Start of Dataset section
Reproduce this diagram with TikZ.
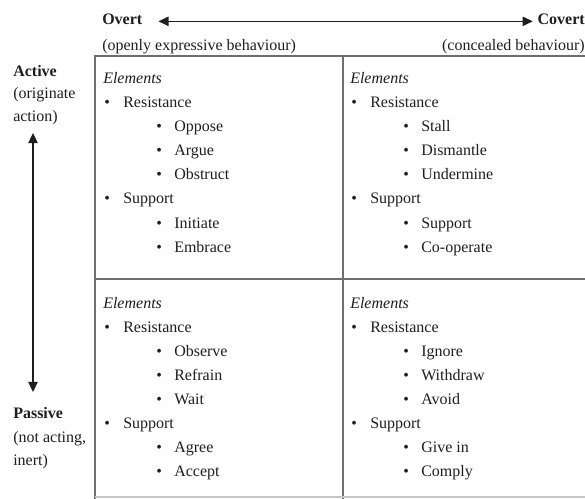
\documentclass[tikz,border=0pt,12pt]{standalone}
\usepackage{fontspec}
\setmainfont{Liberation Serif}
\usetikzlibrary{arrows.meta,positioning}
\definecolor{ink}{HTML}{1E1E1E}
\definecolor{rule}{HTML}{6E6E6E}
\tikzset{
  txt/.style={anchor=base west, inner sep=0pt, text=ink},
  grid/.style={rule, line width=1.5pt},
  axis/.style={ink, line width=0.8pt, {Triangle[length=7.5pt,width=7pt]}-{Triangle[length=7.5pt,width=7pt]}}
}
% name, x, baseline of "Elements", resistance items, support items
\newcommand{\quadrant}[5]{%
  \node[txt, font=\itshape] (#1-el) at (#2,#3) {Elements};
  \node[txt] (#1-rb) at ({#2+1},{#3+24}) {\textbullet};
  \node[txt] (#1-res) at ({#2+20},{#3+24}) {Resistance};
  \foreach \w [count=\i] in {#4}{
    \node[txt] (#1-r\i b) at ({#2+53},{#3+24+24*\i}) {\textbullet};
    \node[txt] (#1-r\i) at ({#2+71},{#3+24+24*\i}) {\w};
  }
  \node[txt] (#1-sb) at ({#2+1},{#3+120}) {\textbullet};
  \node[txt] (#1-sup) at ({#2+20},{#3+120}) {Support};
  \foreach \w [count=\i] in {#5}{
    \node[txt] (#1-s\i b) at ({#2+53},{#3+120+24*\i}) {\textbullet};
    \node[txt] (#1-s\i) at ({#2+71},{#3+120+24*\i}) {\w};
  }
}
\begin{document}
\begin{tikzpicture}[x=0.75pt,y=-0.75pt]
\useasboundingbox (0,0) rectangle (585,499);
\draw[grid] (95,499) -- (95,56) -- (586,56);
\draw[grid] (343,56) -- (343,499);
\draw[grid] (95,279) -- (586,279);
\draw[grid, rule!40] (95,497) -- (586,497);

\node[txt, font=\bfseries] (ov) at (102,25) {Overt};
\node[txt, anchor=base east, font=\bfseries] (cov) at (585,25) {Covert};
\node[txt] (ovx) at (102,51) {(openly expressive behaviour)};
\node[txt, anchor=base east] (covx) at (585,51) {(concealed behaviour)};
\draw[axis, shorten <=12pt, shorten >=3.5pt] (ov.mid east) -- (cov.mid west);

\node[txt, font=\bfseries] (act) at (13,77) {Active};
\node[txt] (act1) at (13,99) {(originate};
\node[txt] (act2) at (13,122) {action)};
\node[txt, font=\bfseries] (pas) at (13,418) {Passive};
\node[txt] (pas1) at (13,442) {(not acting,};
\node[txt] (pas2) at (13,465) {inert)};
\draw[axis, shorten <=5.5pt, shorten >=11pt] ([xshift=15pt]act2.south west) -- ([xshift=15pt]act2.south west |- pas.north);

\quadrant{tl}{103}{84}{Oppose,Argue,Obstruct}{Initiate,Embrace}
\quadrant{tr}{350}{84}{Stall,Dismantle,Undermine}{Support,Co-operate}
\quadrant{bl}{103}{308}{Observe,Refrain,Wait}{Agree,Accept}
\quadrant{br}{350}{308}{Ignore,Withdraw,Avoid}{Give in,Comply}
\end{tikzpicture}
\end{document}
End of Dataset section
▸ Exercise aim
Reproduce the material above in full and without alteration, but skip all pictures.

▸ Response below
Reproduce this diagram with TikZ.
\documentclass[tikz,border=0pt,12pt]{standalone}
\usepackage{fontspec}
\setmainfont{Liberation Serif}
\usetikzlibrary{arrows.meta,positioning}
\definecolor{ink}{HTML}{1E1E1E}
\definecolor{rule}{HTML}{6E6E6E}
\tikzset{
  txt/.style={anchor=base west, inner sep=0pt, text=ink},
  grid/.style={rule, line width=1.5pt},
  axis/.style={ink, line width=0.8pt, {Triangle[length=7.5pt,width=7pt]}-{Triangle[length=7.5pt,width=7pt]}}
}
% name, x, baseline of "Elements", resistance items, support items
\newcommand{\quadrant}[5]{%
  \node[txt, font=\itshape] (#1-el) at (#2,#3) {Elements};
  \node[txt] (#1-rb) at ({#2+1},{#3+24}) {\textbullet};
  \node[txt] (#1-res) at ({#2+20},{#3+24}) {Resistance};
  \foreach \w [count=\i] in {#4}{
    \node[txt] (#1-r\i b) at ({#2+53},{#3+24+24*\i}) {\textbullet};
    \node[txt] (#1-r\i) at ({#2+71},{#3+24+24*\i}) {\w};
  }
  \node[txt] (#1-sb) at ({#2+1},{#3+120}) {\textbullet};
  \node[txt] (#1-sup) at ({#2+20},{#3+120}) {Support};
  \foreach \w [count=\i] in {#5}{
    \node[txt] (#1-s\i b) at ({#2+53},{#3+120+24*\i}) {\textbullet};
    \node[txt] (#1-s\i) at ({#2+71},{#3+120+24*\i}) {\w};
  }
}
\begin{document}
\begin{tikzpicture}[x=0.75pt,y=-0.75pt]
\useasboundingbox (0,0) rectangle (585,499);
\draw[grid] (95,499) -- (95,56) -- (586,56);
\draw[grid] (343,56) -- (343,499);
\draw[grid] (95,279) -- (586,279);
\draw[grid, rule!40] (95,497) -- (586,497);

\node[txt, font=\bfseries] (ov) at (102,25) {Overt};
\node[txt, anchor=base east, font=\bfseries] (cov) at (585,25) {Covert};
\node[txt] (ovx) at (102,51) {(openly expressive behaviour)};
\node[txt, anchor=base east] (covx) at (585,51) {(concealed behaviour)};
\draw[axis, shorten <=12pt, shorten >=3.5pt] (ov.mid east) -- (cov.mid west);

\node[txt, font=\bfseries] (act) at (13,77) {Active};
\node[txt] (act1) at (13,99) {(originate};
\node[txt] (act2) at (13,122) {action)};
\node[txt, font=\bfseries] (pas) at (13,418) {Passive};
\node[txt] (pas1) at (13,442) {(not acting,};
\node[txt] (pas2) at (13,465) {inert)};
\draw[axis, shorten <=5.5pt, shorten >=11pt] ([xshift=15pt]act2.south west) -- ([xshift=15pt]act2.south west |- pas.north);

\quadrant{tl}{103}{84}{Oppose,Argue,Obstruct}{Initiate,Embrace}
\quadrant{tr}{350}{84}{Stall,Dismantle,Undermine}{Support,Co-operate}
\quadrant{bl}{103}{308}{Observe,Refrain,Wait}{Agree,Accept}
\quadrant{br}{350}{308}{Ignore,Withdraw,Avoid}{Give in,Comply}
\end{tikzpicture}
\end{document}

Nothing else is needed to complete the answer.